Sniff, Scrape, Crawl (Prototyping)
Revision as of 14:35, 19 May 2014 by Michael Murtaugh (talk | contribs)
In 2011, Sniff, Scrape, Crawl was a thematic project led by Aymeric Mansoux, Renee Turner, and Michael Murtaugh.
This prototyping module covers some of the core themes and tools around the practice of "scraping", with the goal to better familiarize yourself with the possibilities of this technique and to develop strategic uses of the tools for your specific research.

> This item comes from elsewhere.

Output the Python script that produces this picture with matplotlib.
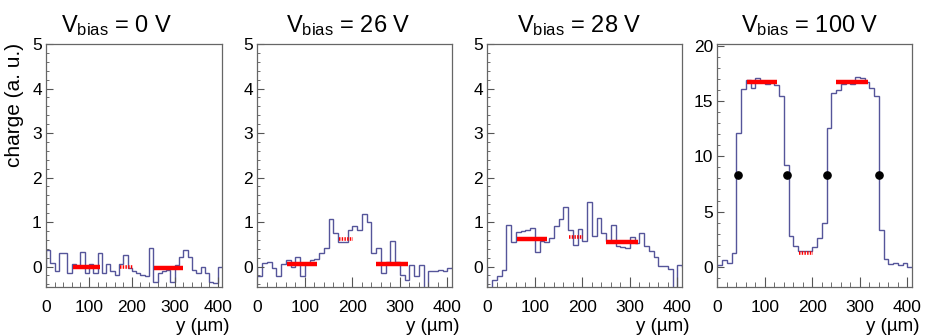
import numpy as np
import matplotlib
matplotlib.use("Agg")
import matplotlib.pyplot as plt
from matplotlib.ticker import MultipleLocator

plt.rcParams['font.family'] = ['Liberation Sans', 'DejaVu Sans']
plt.rcParams['mathtext.fontset'] = 'custom'
plt.rcParams['mathtext.rm'] = 'Liberation Sans'
plt.rcParams['mathtext.it'] = 'Liberation Sans:italic'

# ---------------- data ----------------
titles = ["0", "26", "28", "100"]
bin_edges = np.arange(0, 411, 10)  # y (um), 41 bins of 10 um

charge_0V = [0.37, 0.07, -0.11, 0.30, 0.30, -0.15, 0.06, -0.02, 0.33, -0.15,
             0.06, -0.15, 0.30, -0.15, 0.06, -0.11, -0.19, 0.06, 0.26, -0.04,
             -0.11, -0.15, -0.19, -0.22, 0.41, -0.35, -0.15, -0.11, -0.07, -0.34,
             0.04, 0.22, 0.37, 0.22, -0.07, -0.15, 0.00, -0.15, -0.34, -0.38, 0.00]
charge_26V = [-0.22, 0.07, 0.10, -0.04, -0.22, 0.05, 0.15, 0.00, 0.22, -0.22,
              0.07, 0.15, 0.18, 0.30, 0.41, 1.06, 0.76, 0.56, 0.56, 0.82,
              0.90, 0.82, 1.18, 1.00, 0.30, 0.41, -0.15, 0.11, 0.58, 0.11,
              -0.19, -0.30, 0.04, -0.22, 0.04, -0.60, -0.11, -0.11, -0.08, -0.11, -0.04]
charge_28V = [-0.60, -0.30, -0.21, -0.07, 0.93, 0.56, 0.77, 0.80, 0.83, 0.87,
              0.32, 0.58, 0.54, 0.64, 0.91, 1.06, 1.33, 0.82, 0.49, 0.84,
              0.58, 1.44, 0.69, 1.09, 0.76, 0.58, 0.94, 0.46, 0.43, 0.41,
              0.67, 0.53, 0.76, 0.46, 0.36, 0.22, 0.01, 0.01, -0.06, -0.60, 0.04]
charge_100V = [0.15, 0.60, 0.35, 1.20, 12.1, 16.15, 16.9, 16.2, 17.1, 16.7,
               16.6, 16.8, 16.45, 15.5, 9.2, 2.8, 1.9, 1.45, 1.45, 1.45,
               1.75, 2.6, 4.0, 12.6, 15.75, 16.0, 16.6, 16.8, 16.6, 17.2,
               17.1, 16.7, 16.2, 15.5, 3.3, 0.7, 0.24, 0.30, 0.15, 0.30, -0.06]
charges = [charge_0V, charge_26V, charge_28V, charge_100V]

# mean charge per region: [solid left, dotted middle, solid right]
region_start = [63, 172, 251]
region_end = [126, 202, 318]
mean_0V = [0.00, 0.00, -0.03]
mean_26V = [0.06, 0.62, 0.06]
mean_28V = [0.61, 0.66, 0.54]
mean_100V = [16.7, 1.27, 16.7]
means = [mean_0V, mean_26V, mean_28V, mean_100V]

# half-height crossing points at 100 V
edge_x = [43, 146, 230, 341]
edge_y = [8.3, 8.3, 8.3, 8.3]

ylims = [(-0.46, 5.0), (-0.46, 5.0), (-0.46, 5.0), (-1.84, 20.19)]

# ---------------- layout ----------------
W, H = 925, 336
fig = plt.figure(figsize=(W / 100, H / 100), dpi=100)
lefts = [46, 257.3, 487.3, 717.3]
widths = [176, 194.7, 194.7, 194.7]
bottom_px, top_px = 287, 44
title_cx = [117, 348, 579, 810]

hist_color = '#55559a'
for i in range(4):
    ax = fig.add_axes([lefts[i] / W, (H - bottom_px) / H, widths[i] / W, (bottom_px - top_px) / H])
    ax.stairs(charges[i], bin_edges, color=hist_color, lw=1.0)
    for k in range(3):
        if k == 1:
            ax.plot([region_start[k], region_end[k]], [means[i][k]] * 2, color='#ff0000',
                    lw=2.6, ls=(0, (0.4, 0.35)), solid_capstyle='butt')
        else:
            ax.plot([region_start[k], region_end[k]], [means[i][k]] * 2, color='#ff0000',
                    lw=3.2, solid_capstyle='butt')
    if i == 3:
        ax.plot(edge_x, edge_y, 'o', color='black', ms=5.2, zorder=5)
    ax.set_xlim(0, 410)
    ax.set_ylim(*ylims[i])
    ax.xaxis.set_major_locator(MultipleLocator(100))
    ax.xaxis.set_minor_locator(MultipleLocator(20))
    if i < 3:
        ax.yaxis.set_major_locator(MultipleLocator(1))
        ax.yaxis.set_minor_locator(MultipleLocator(0.2))
    else:
        ax.yaxis.set_major_locator(MultipleLocator(5))
        ax.yaxis.set_minor_locator(MultipleLocator(1))
    ax.tick_params(which='both', direction='in', top=False, right=False,
                   labelsize=12.5, color='#555555')
    ax.tick_params(axis='x', which='major', length=7, pad=9)
    ax.tick_params(axis='x', which='minor', length=3.5)
    ax.tick_params(axis='y', which='major', length=5, pad=3)
    ax.tick_params(axis='y', which='minor', length=2.5)
    for s in ax.spines.values():
        s.set_color('#666666')
        s.set_linewidth(0.9)
    fig.text(title_cx[i] / W, (H - 32) / H, r"V$_{\mathrm{bias}}$ = " + titles[i] + " V",
             ha='center', va='baseline', fontsize=17)
    fig.text((lefts[i] + widths[i] + 7) / W, 1.0 / H, "y (µm)", ha='right', va='bottom',
             fontsize=13.5)

fig.text(15 / W, (H - 43) / H, "charge (a. u.)", rotation=90, ha='center', va='top', fontsize=15)

fig.savefig("out.png", dpi=100)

This module follows on the ideas developed in Roll your own google.
Meeting 1
Morning: Scraping Tools
Scraping tools and recipes exist at a variety of scales:
- small: Simple Web Spider in Python
- medium: Scrapy, python "framework" inspired by web frameworks like Django specifically for scraping
- large: Heritrix, full-fledged tools used for institutional scraping purposed like tradition libraries and the Internet archive (archive.org).
We'll use the hot seat technique to get our collective feet wet with some simple scraping tools, focussing on the small to medium scale.
Afternoon: Meeting to discuss / develop / brainstorm project ideas
Meet as a group to discuss/brainstorm ideas for individual research / projects.
Meeting 2
- Workshop / Tutorials
Meeting 3
"Proof of concept" presentations
Some Examples
- focused_crawls
- Lasse's Tumblr Jumper
- Birgit Bachler's Bonus Card Friends